Even as I recognize that the content of prayer remains mostly out of bounds for review by civil courts, I must note, in view of the majority's emphasis on content, that the prayers in this case were largely generic petitions to a Divine Being to bless the legislative body and request that it be guided to act wisely and justly in the interest of the citizens. Indeed, it is remarkable how uniform in this regard the prayers were. Looking at some of the examples included in the complaint, the core requests of these prayers state:
• [S]o we ask tonight, Father, not only for You to be in our midst but for You to make available to each commissioner every resource they will need to be able to make the right decisions. [January 9, 2006]

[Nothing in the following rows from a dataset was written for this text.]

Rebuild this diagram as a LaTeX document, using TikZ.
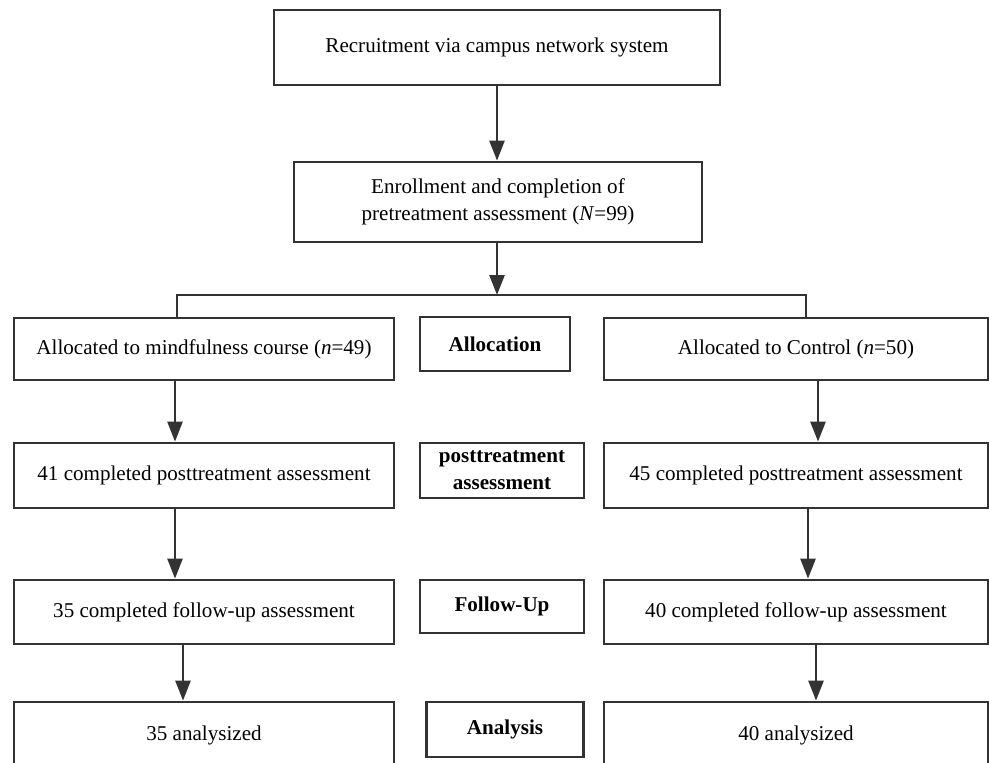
\documentclass[tikz,border=0pt]{standalone}
\usepackage{fontspec}
\setmainfont{Liberation Serif}
\usetikzlibrary{arrows.meta}
\begin{document}
\begin{tikzpicture}[x=0.02cm,y=-0.02cm,
        box/.style={draw=black!80,line width=1.6pt,inner sep=0pt,align=center,
                font=\fontsize{12}{15.4}\selectfont},
        side/.style={box,minimum width=7.6cm},
        stagebox/.style={box,font=\fontsize{12}{15.4}\selectfont\bfseries},
        arr/.style={draw=black!80,line width=1.5pt,-{Triangle[length=0.4cm,width=0.3cm]}}]
    \clip (0,0) rectangle (989,762);

    % top of the chart
    \node[box,minimum width=8.92cm,minimum height=1.5cm] (rec) at (497,47.5)
        {Recruitment via campus network system};
    \node[box,minimum width=8.16cm,minimum height=1.6cm] (enr) at (498,202)
        {Enrollment and completion of\\pretreatment assessment (\textit{N}=99)};
    \coordinate (split) at (497,295);

    % mindfulness arm
    \node[side,minimum height=1.24cm] (mind) at (204,349)
        {Allocated to mindfulness course (\textit{n}=49)};
    \node[side,minimum height=1.3cm] (post1) at (204,475.5)
        {41 completed posttreatment assessment};
    \node[side,minimum height=1.28cm] (fu1) at (204,612)
        {35 completed follow-up assessment};
    \node[side,minimum height=1.32cm] (an1) at (204,735)
        {35 analysized};

    % stages
    \node[stagebox,minimum width=3cm,minimum height=1.08cm] (alloc) at (495,344)
        {Allocation};
    \node[stagebox,minimum width=3.28cm,minimum height=1.1cm] (post0) at (502,470.5)
        {posttreatment\\assessment};
    \node[stagebox,minimum width=3.28cm,minimum height=1.06cm] (fu0) at (502,606.5)
        {Follow-Up};
    \node[stagebox,minimum width=3.14cm,minimum height=1.1cm] (an0) at (505,729.5)
        {Analysis};

    % control arm
    \node[side,minimum width=7.68cm,minimum height=1.24cm] (ctrl) at (796,349)
        {Allocated to Control (\textit{n}=50)};
    \node[side,minimum width=7.68cm,minimum height=1.3cm] (post2) at (796,475.5)
        {45 completed posttreatment assessment};
    \node[side,minimum width=7.68cm,minimum height=1.28cm] (fu2) at (796,612)
        {40 completed follow-up assessment};
    \node[side,minimum width=7.68cm,minimum height=1.32cm] (an2) at (796,735)
        {40 analysized};

    \draw[arr] (rec.south) -- (enr.north -| rec.south);
    \draw[arr] (enr.south -| split) -- (split);
    \draw[draw=black!80,line width=1.6pt] (177,0 |- mind.north) -- (177,0 |- split)
        -- (806,0 |- split) -- (806,0 |- ctrl.north);

    \draw[arr] (175,0 |- mind.south) -- (175,0 |- post1.north);
    \draw[arr] (175,0 |- post1.south) -- (175,0 |- fu1.north);
    \draw[arr] (183,0 |- fu1.south) -- (183,0 |- an1.north);
    \draw[arr] (818,0 |- ctrl.south) -- (818,0 |- post2.north);
    \draw[arr] (808,0 |- post2.south) -- (808,0 |- fu2.north);
    \draw[arr] (816,0 |- fu2.south) -- (816,0 |- an2.north);
\end{tikzpicture}
\end{document}
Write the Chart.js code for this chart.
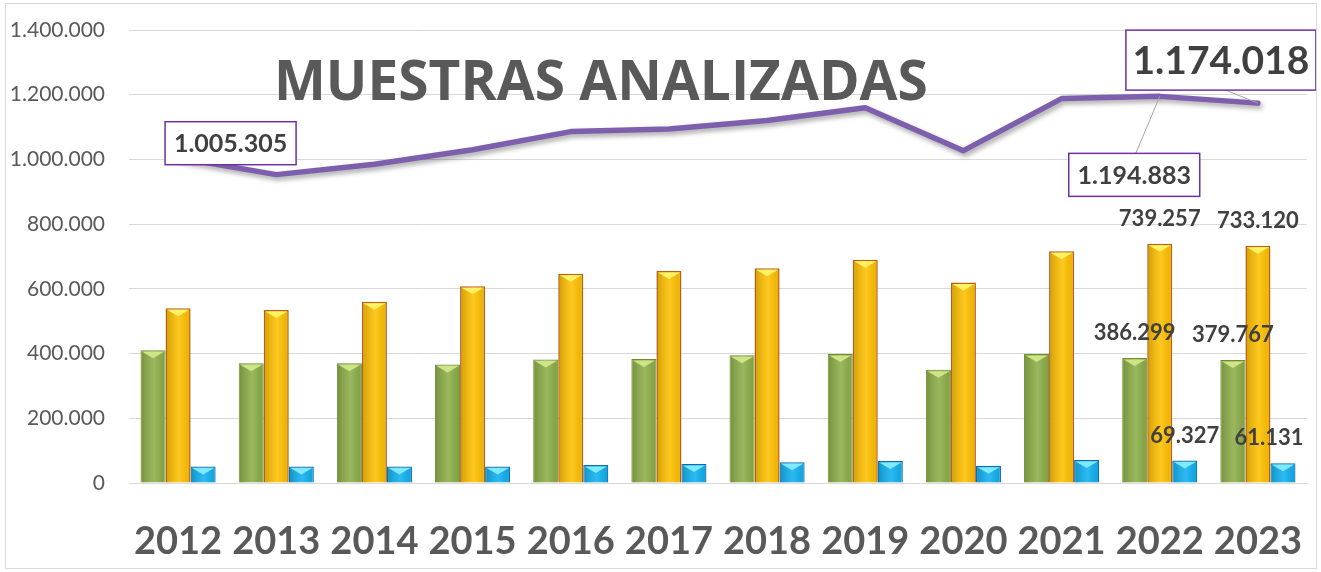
<!DOCTYPE html>
<html lang="es">
<head>
<meta charset="utf-8">
<title>Muestras analizadas</title>
<script src="https://cdn.jsdelivr.net/npm/chart.js@4.4.1/dist/chart.umd.min.js"></script>
<style>
  html, body { margin: 0; padding: 0; background: #fff; }
  #wrap { position: relative; width: 1321px; height: 572px; }
</style>
</head>
<body>
<div id="wrap"><canvas id="chart"></canvas></div>
<script>
// ================= DATA =================
const years = ['2012', '2013', '2014', '2015', '2016', '2017', '2018', '2019', '2020', '2021', '2022', '2023'];
const verdes = [410000, 370000, 370000, 366000, 382000, 383000, 395000, 399000, 350000, 399000, 386299, 379767];
const amarillas = [540000, 535000, 560000, 608000, 647000, 655000, 664000, 690000, 620000, 716000, 739257, 733120];
const azules = [51000, 51000, 51000, 51000, 56000, 59000, 64000, 68000, 53000, 71000, 69327, 61131];
const totales = [1005305, 953000, 985000, 1030000, 1086000, 1094000, 1120000, 1160000, 1027000, 1188000, 1194883, 1174018];
const yTicks = [0, 200000, 400000, 600000, 800000, 1000000, 1200000, 1400000];
const title = 'MUESTRAS ANALIZADAS';

// which years carry bar value labels
const labelledYears = ['2022', '2023'];

const GRAY = '#595959';
const DARK = '#404040';
const PURPLE = '#7030a0';

function fmt(v) {
    return String(Math.round(v)).replace(/\B(?=(\d{3})+(?!\d))/g, '.');
}

// ================= PLUGINS =================
// outer frame
const frame = {
    id: 'frame',
    afterDraw(chart) {
        const ctx = chart.ctx;
        ctx.save();
        ctx.strokeStyle = '#d9d9d9';
        ctx.lineWidth = 1;
        ctx.strokeRect(5.5, 3.5, 1311, 565);
        ctx.restore();
    }
};

// big title sitting over the grid
const bigTitle = {
    id: 'bigTitle',
    beforeDatasetsDraw(chart) {
        const ctx = chart.ctx;
        ctx.save();
        ctx.font = 'bold 55px "Open Sans"';
        ctx.fillStyle = GRAY;
        ctx.textAlign = 'left';
        ctx.textBaseline = 'alphabetic';
        ctx.fillText(title, 274, 100);
        ctx.restore();
    }
};

// bevel look on the bars
const bevelColors = ['#cde585', '#fff263', '#7fe9ff'];
const barShade = {
    id: 'barShade',
    afterDatasetDraw(chart, args) {
        if (args.meta.type !== 'bar') return;
        const ctx = chart.ctx;
        const i = args.index;
        ctx.save();
        args.meta.data.forEach(el => {
            const { x, y, base, width } = el.getProps(['x', 'y', 'base', 'width'], true);
            const l = x - width / 2;
            const g = ctx.createLinearGradient(l, 0, l + width, 0);
            g.addColorStop(0, 'rgba(0,0,0,0.18)');
            g.addColorStop(0.55, 'rgba(255,255,255,0.12)');
            g.addColorStop(1, 'rgba(0,0,0,0.08)');
            ctx.fillStyle = g;
            ctx.fillRect(l + 1, y + 1, width - 2, base - y - 1);
            ctx.fillStyle = bevelColors[i];
            ctx.beginPath();
            ctx.moveTo(l + 1.5, y + 1.5);
            ctx.lineTo(l + width - 1.5, y + 1.5);
            ctx.lineTo(x, y + 8);
            ctx.closePath();
            ctx.fill();
        });
        ctx.restore();
    }
};

// soft shadow under the total line
const lineShadow = {
    id: 'lineShadow',
    beforeDatasetDraw(chart, args) {
        if (args.meta.type !== 'line') return;
        const ctx = chart.ctx;
        ctx.save();
        ctx.shadowColor = 'rgba(0,0,0,0.35)';
        ctx.shadowBlur = 5;
        ctx.shadowOffsetX = 2;
        ctx.shadowOffsetY = 3;
    },
    afterDatasetDraw(chart, args) {
        if (args.meta.type !== 'line') return;
        chart.ctx.restore();
    }
};

// value labels
const lineBoxes = [
    { idx: 0, dx: -13, dy: -36, w: 131, h: 43, size: 25 },
    { idx: 10, dx: -91, dy: 57, w: 131, h: 43, size: 25, lead: [-24, 57] },
    { idx: 11, dx: -132, dy: -73, w: 190, h: 60, size: 39, lead: [-35, -14] }
];
const barLabelShift = [[0, 0], [0, 0], [0, -14]];

const valueLabels = {
    id: 'valueLabels',
    afterDatasetsDraw(chart) {
        const ctx = chart.ctx;
        ctx.save();
        ctx.textBaseline = 'middle';
        // bar labels
        [0, 1, 2].forEach(d => {
            const meta = chart.getDatasetMeta(d);
            labelledYears.forEach((yr, k) => {
                const i = years.indexOf(yr);
                const el = meta.data[i];
                ctx.font = 'bold 22px Lato';
                ctx.fillStyle = DARK;
                ctx.textAlign = 'center';
                ctx.fillText(fmt(chart.data.datasets[d].data[i]), el.x + barLabelShift[d][k], el.y - 25);
            });
        });
        // line labels in boxes
        const lm = chart.getDatasetMeta(3);
        lineBoxes.forEach(b => {
            const p = lm.data[b.idx];
            const bx = p.x + b.dx, by = p.y + b.dy;
            if (b.lead) {
                ctx.strokeStyle = '#a6a6a6';
                ctx.lineWidth = 1;
                ctx.beginPath();
                ctx.moveTo(p.x + b.lead[0], p.y + b.lead[1]);
                ctx.lineTo(p.x, p.y);
                ctx.stroke();
            }
            ctx.fillStyle = '#fff';
            ctx.fillRect(bx, by, b.w, b.h);
            ctx.strokeStyle = PURPLE;
            ctx.lineWidth = 1.5;
            ctx.strokeRect(bx, by, b.w, b.h);
            ctx.font = 'bold ' + b.size + 'px Lato';
            ctx.fillStyle = DARK;
            ctx.textAlign = 'center';
            ctx.fillText(fmt(chart.data.datasets[3].data[b.idx]), bx + b.w / 2, by + b.h / 2 + 1);
        });
        ctx.restore();
    }
};

// ================= CHART =================
function init() {
    const ctx = document.getElementById('chart').getContext('2d');
    new Chart(ctx, {
        data: {
            labels: years,
            datasets: [
                {
                    type: 'bar', label: 'A', data: verdes, order: 2,
                    backgroundColor: '#8cae48', borderColor: '#6e8c2e', borderWidth: 1,
                    categoryPercentage: 0.765, barPercentage: 1.0
                },
                {
                    type: 'bar', label: 'B', data: amarillas, order: 2,
                    backgroundColor: '#ffc000', borderColor: '#c0600f', borderWidth: 1.5,
                    categoryPercentage: 0.765, barPercentage: 1.0
                },
                {
                    type: 'bar', label: 'C', data: azules, order: 2,
                    backgroundColor: '#0fb0f0', borderColor: '#0d6aae', borderWidth: 1.2,
                    categoryPercentage: 0.765, barPercentage: 1.0
                },
                {
                    type: 'line', label: 'Total', data: totales, order: 1,
                    borderColor: '#7d5fae', borderWidth: 5.5, pointRadius: 0,
                    tension: 0, borderCapStyle: 'round', borderJoinStyle: 'round', fill: false
                }
            ]
        },
        options: {
            responsive: false,
            animation: false,
            devicePixelRatio: 1,
            layout: { padding: { left: 5, right: 14, top: 30, bottom: 0 } },
            plugins: {
                legend: { display: false },
                tooltip: { enabled: false },
                title: { display: false }
            },
            scales: {
                x: {
                    grid: { display: false, drawTicks: false },
                    border: { display: true, color: '#d9d9d9', width: 1 },
                    ticks: {
                        color: GRAY,
                        padding: 36,
                        font: { family: 'Lato', size: 38, weight: 'bold' }
                    },
                    afterFit(scale) {
                        scale.height = 89;
                        scale.paddingLeft = 0;
                        scale.paddingRight = 0;
                    }
                },
                y: {
                    min: 0,
                    max: 1400000,
                    afterBuildTicks(scale) { scale.ticks = yTicks.map(v => ({ value: v })); },
                    grid: { color: '#d9d9d9', lineWidth: 1, drawTicks: false },
                    border: { display: false },
                    ticks: {
                        color: GRAY,
                        padding: 24,
                        font: { family: 'Lato', size: 21 },
                        callback: v => fmt(v)
                    },
                    afterFit(scale) {
                        scale.width = 124;
                        scale.paddingTop = 0;
                        scale.paddingBottom = 0;
                    }
                }
            }
        },
        plugins: [frame, bigTitle, barShade, lineShadow, valueLabels]
    });
}

const cv = document.getElementById('chart');
cv.width = 1321;
cv.height = 572;
cv.style.width = '1321px';
cv.style.height = '572px';
init();
</script>
</body>
</html>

• We pray tonight, God, that You will guide these commissioners; and we pray, God, that You will strengthen the residents of this community. God, we pray that You would lead us and we pray that You will forever bless Forsyth County. [February 13, 2006]
• [W]e pray that these men and women in positions of authority, recognizing this, will take their positions seriously; that they will not use them to their own advantage, but the advantage of those they serve; that they would ask Your guidance and wisdom when making decisions; and that they would seek Your approval over the approval of men and women. [March 13, 2006]
• I pray for these commissioners tonight. I pray for all that will transpire in this meeting under Your authority; as the act of governing goes forth, that it would go forth with equity and with justice and with kindness and with wisdom. [March 27, 2006]
• Father, bless the things that are said tonight and the decisions that are made. [April 10, 2006]
• I'd ask that You'd give them great wisdom as they make decisions about our lives here in Forsyth County. [May 8, 2006]
• We ask a special blessing upon our commissioners, Father. We ask that You would grant them with wisdom and understanding. [May 22, 2006]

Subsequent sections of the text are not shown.